A la différence de Wagner, la vérité n’est pas un carcan de formatage, mais elle est un principe unifiant intérieur et par là une dynamique de vie et lui donne ainsi son sens.
La vérité, comme l’art, se propose à nous comme matériau de base pour interpréter à sa lumière notre propre partition. L’homme construit par et sur la vérité est libre de tout carcan extérieur. Alors, il peut aller son chemin au milieu des turpitudes de ce monde.
Ainsi se comprend saint Augustin : aime et fais ce que voudra. Car la vérité inclut par elle-même le bien. A qui fonde sa vie sur la vérité, la liberté est un chemin absolu vers le bien car cette liberté aime, cherche et respecte le bien parce qu’il est vrai.
Dans cette symphonie, la dissonance est la mauvaise interprétation de la vérité et par là une non maîtrise de cet instrument merveilleux qu’est la liberté.
La vérité, en tant qu’elle est ce qu’est le monde écrit Ipso facto la symphonie du monde composée par le Créateur quelque soit le nom qu’on lui donne. Mais cette vérité du monde n’est pas un décor extérieur à notre âme. La vérité n’a pas besoin de nous pour donner sa symphonie. Mais nous avons besoin de faire nôtre cette vérité pour en entendre toute la richesse symphonique.
La vérité « est », indépendamment de nous. Mais pour être pour nous il lui faut la lumière de notre âme la faisant non pas exister mais apparaître, se dévoiler. Tel est le sens grec de vérité. Un dévoilement de l’existant.
Nous ne faisons pas la vérité qui est par elle-même. Nous la rendons présente en nous par la connaissance. Et en ce sens elle nait en nous d’où le mot co-naissance.
La vérité ne s’invente pas elle se contemple c’est à dire qu’elle se reçoit.
Se recevant elle devient nôtre, non au sens relatif où chacun aurait sa vérité, mais au sens contemplatif où la vérité se fait corps en nous, nait en nous.

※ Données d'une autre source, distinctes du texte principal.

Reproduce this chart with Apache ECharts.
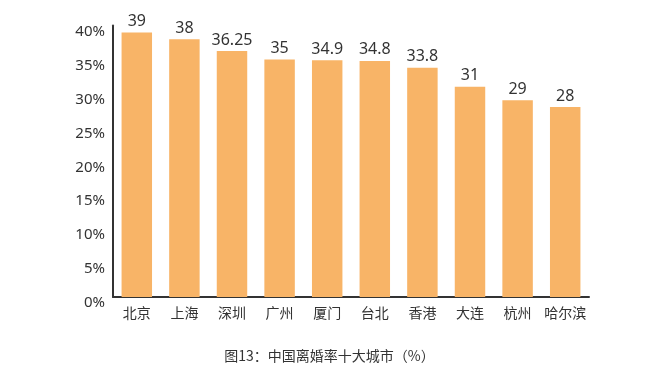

C’est parce que la vérité prend chair en notre âme qu’elle construit et fortifie l’âme.
Là où une carapace de vérité peut craquer, rien ne peut séparer, isoler la vérité de l’âme une fois celle-ci ointe de l’huile de vérité. Pas plus que le rocher porteur ne peut recracher son huile.
Connaître ou revêtir la vérité n’est pas suffisant. Il faut lui laisser prendre chair en nous.
Alors, comme une ligne mélodique ne suffit pas à interpréter la symphonie, il manque notre propre harmonisation qui, sans changer la vérité, lui donne sa profondeur harmonique unique par laquelle nous interprétons non pas le contenu de la vérité mais la symphonie divine composée pour nous, non comme soliste, mais comme instrumentiste d’un orchestre plus vaste dans lequel notre jeu demeure unique pour peu qu’il ne cherche pas à être dissonant.
Ainsi la vérité rend libre et fort. Ainsi la vérité est symphonique et nous en sommes les interprètes, entendons que notre vie est appelée à jouer la vérité non comme une pièce sèche et répétitive, derrière un masque par lequel nous mettrions une distance entre nous et la vérité. Au contraire, nous devons l’interpréter comme une symphonie qui tisse dans notre réalité propre l’intangible vérité du monde.